Up to and including the line with "from matplotlib.lines import Line2D", write out the listing from its first line, minus the pictures.
=== AVAILABLE DATA ===
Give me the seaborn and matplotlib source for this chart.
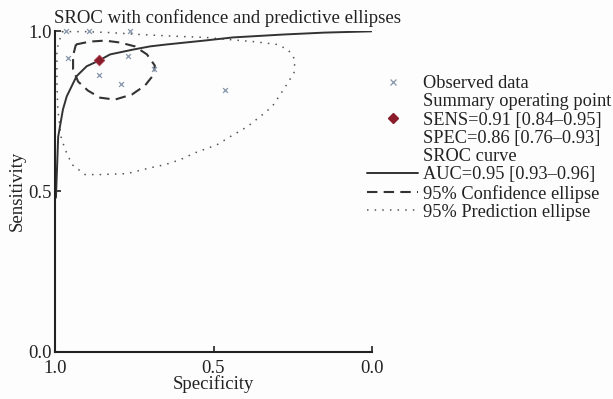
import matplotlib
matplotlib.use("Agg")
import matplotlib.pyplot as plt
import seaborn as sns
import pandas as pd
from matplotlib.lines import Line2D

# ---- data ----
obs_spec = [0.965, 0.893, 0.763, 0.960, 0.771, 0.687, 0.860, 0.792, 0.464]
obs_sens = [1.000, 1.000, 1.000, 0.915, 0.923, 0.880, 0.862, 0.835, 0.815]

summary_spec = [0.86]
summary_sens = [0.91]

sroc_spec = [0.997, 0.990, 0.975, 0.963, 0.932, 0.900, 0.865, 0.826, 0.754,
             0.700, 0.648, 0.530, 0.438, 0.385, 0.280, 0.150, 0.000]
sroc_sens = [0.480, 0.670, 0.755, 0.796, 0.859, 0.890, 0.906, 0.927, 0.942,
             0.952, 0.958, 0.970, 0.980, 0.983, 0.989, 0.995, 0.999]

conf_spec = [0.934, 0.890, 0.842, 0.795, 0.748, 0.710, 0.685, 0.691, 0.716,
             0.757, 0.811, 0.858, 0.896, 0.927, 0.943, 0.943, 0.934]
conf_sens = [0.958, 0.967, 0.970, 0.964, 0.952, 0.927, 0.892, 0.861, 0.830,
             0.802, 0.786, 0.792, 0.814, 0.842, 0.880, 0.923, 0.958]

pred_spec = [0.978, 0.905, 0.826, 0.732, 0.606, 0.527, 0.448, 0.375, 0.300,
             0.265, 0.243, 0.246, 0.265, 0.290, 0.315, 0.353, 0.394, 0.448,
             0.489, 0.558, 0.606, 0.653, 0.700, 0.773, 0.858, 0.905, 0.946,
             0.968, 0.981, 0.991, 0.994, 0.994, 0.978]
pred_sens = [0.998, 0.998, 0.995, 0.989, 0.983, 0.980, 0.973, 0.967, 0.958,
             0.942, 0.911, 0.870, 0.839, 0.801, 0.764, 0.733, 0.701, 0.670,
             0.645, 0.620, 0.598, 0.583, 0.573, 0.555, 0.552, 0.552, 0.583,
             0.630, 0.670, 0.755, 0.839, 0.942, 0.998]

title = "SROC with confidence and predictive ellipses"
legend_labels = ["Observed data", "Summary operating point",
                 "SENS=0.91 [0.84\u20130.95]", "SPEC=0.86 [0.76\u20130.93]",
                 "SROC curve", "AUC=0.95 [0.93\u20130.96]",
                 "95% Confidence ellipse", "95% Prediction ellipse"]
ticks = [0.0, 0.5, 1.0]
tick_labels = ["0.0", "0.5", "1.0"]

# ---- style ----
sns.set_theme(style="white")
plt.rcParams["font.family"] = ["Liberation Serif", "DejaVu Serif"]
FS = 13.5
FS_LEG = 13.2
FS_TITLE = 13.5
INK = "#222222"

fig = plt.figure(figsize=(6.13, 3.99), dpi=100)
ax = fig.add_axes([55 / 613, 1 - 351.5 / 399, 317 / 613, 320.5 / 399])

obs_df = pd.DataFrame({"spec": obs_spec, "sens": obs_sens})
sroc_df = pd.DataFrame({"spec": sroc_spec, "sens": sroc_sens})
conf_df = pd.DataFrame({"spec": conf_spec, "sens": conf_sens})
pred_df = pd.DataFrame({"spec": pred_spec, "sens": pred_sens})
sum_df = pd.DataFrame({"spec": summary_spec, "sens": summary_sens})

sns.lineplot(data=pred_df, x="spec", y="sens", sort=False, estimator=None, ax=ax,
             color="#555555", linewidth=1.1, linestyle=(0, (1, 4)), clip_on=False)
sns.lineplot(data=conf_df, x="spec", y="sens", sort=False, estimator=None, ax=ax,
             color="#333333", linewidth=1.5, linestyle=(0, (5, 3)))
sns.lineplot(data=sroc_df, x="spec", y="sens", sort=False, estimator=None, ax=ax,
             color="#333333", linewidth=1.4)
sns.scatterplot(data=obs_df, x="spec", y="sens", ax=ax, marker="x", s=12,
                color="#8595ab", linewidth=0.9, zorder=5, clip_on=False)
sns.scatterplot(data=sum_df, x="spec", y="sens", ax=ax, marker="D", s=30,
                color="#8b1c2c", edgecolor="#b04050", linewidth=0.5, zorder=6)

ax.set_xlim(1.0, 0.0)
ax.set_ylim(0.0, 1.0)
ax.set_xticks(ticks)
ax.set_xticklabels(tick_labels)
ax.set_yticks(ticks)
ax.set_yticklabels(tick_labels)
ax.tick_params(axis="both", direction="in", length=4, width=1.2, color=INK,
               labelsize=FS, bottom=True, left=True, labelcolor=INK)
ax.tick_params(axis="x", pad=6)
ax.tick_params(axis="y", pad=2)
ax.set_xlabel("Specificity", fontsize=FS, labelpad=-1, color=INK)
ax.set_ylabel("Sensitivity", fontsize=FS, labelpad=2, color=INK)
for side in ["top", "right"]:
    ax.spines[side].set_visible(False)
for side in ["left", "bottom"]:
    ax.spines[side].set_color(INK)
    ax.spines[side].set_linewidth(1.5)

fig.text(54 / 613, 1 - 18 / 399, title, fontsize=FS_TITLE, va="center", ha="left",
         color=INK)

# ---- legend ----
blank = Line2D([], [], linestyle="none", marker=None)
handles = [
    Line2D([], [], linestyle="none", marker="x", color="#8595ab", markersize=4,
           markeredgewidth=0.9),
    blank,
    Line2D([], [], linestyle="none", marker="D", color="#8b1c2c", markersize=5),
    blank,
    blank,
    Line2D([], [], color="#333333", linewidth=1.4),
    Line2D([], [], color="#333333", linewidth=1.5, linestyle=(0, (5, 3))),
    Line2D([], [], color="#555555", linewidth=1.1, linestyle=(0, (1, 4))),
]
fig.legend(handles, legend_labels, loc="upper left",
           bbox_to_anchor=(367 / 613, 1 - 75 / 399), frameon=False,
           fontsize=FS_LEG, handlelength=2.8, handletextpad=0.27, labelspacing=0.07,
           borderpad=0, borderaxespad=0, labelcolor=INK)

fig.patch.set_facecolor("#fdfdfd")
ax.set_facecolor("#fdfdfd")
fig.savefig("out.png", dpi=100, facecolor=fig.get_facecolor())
===
**FINISHED ANSWER:**
Give me the seaborn and matplotlib source for this chart.
import matplotlib
matplotlib.use("Agg")
import matplotlib.pyplot as plt
import seaborn as sns
import pandas as pd
from matplotlib.lines import Line2D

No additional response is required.